- Zdeňka Honsová, from the Official 1948 Summer Olympics Report

Personal information
- Born: 3 July 1927 Jihlava, Czechoslovakia
- Died: 16 May 1994 (aged 66)

Gymnastics career
- Discipline: Women's artistic gymnastics
- Country represented: Czechoslovakia;
- Medal record
Representing Czechoslovakia
Olympic Games
| Gold medal – first place | 1948 London | Team |

= Zdeňka Honsová =

Czech gymnast (1927–1994)

Zdeňka Honsová (3 July 1927 – 16 May 1994) was a Czech gymnast who competed in the 1948 Summer Olympics.

==Biography==
Honsová was the highest women's gymnastics individual all-around scorer at these Olympics, continuing the legacy of major-games-all-around-first-place-winning established by her Czechoslovak compatriate, the sport's first-ever women's World All-Around Champion and twice-first-place-finisher in the combined individual standings, Vlasta Děkanová, and continued later by another of her Czechoslovak compatriates, two-time Olympic All-Around Champion Věra Čáslavská.

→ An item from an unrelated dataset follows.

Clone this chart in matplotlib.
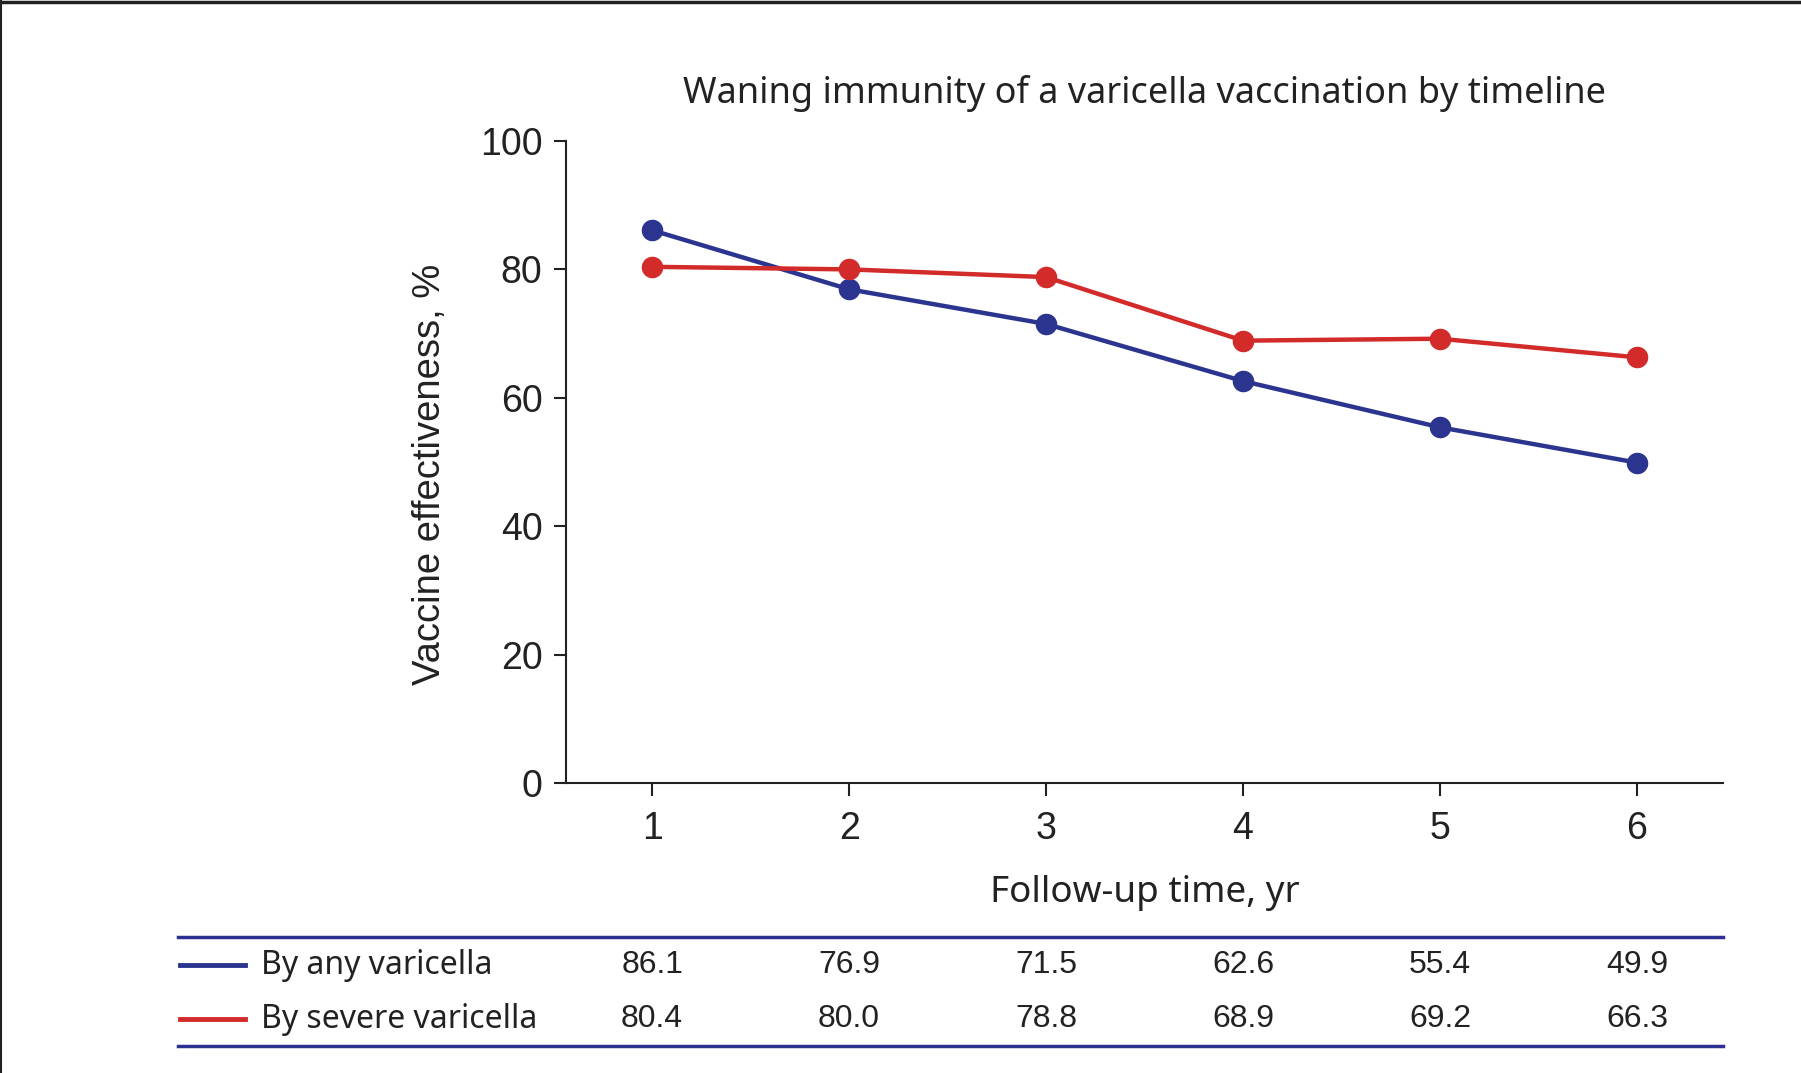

At the 1948 Olympic games, Honsová finished in 1st place in the individual total combined standings, the individual compulsory exercise combined standings, Flying rings, and balance beam (combined compulsory and voluntary score). She was also the 2nd-place finisher on compulsory beam (behind her teammate Božena Srncová), and the 4th-place finisher on compulsory vault.

Honsová is not officially recognized as being an Olympic All-Around Champion because individual medals were not awarded to women gymnasts at the Olympic games until 1952.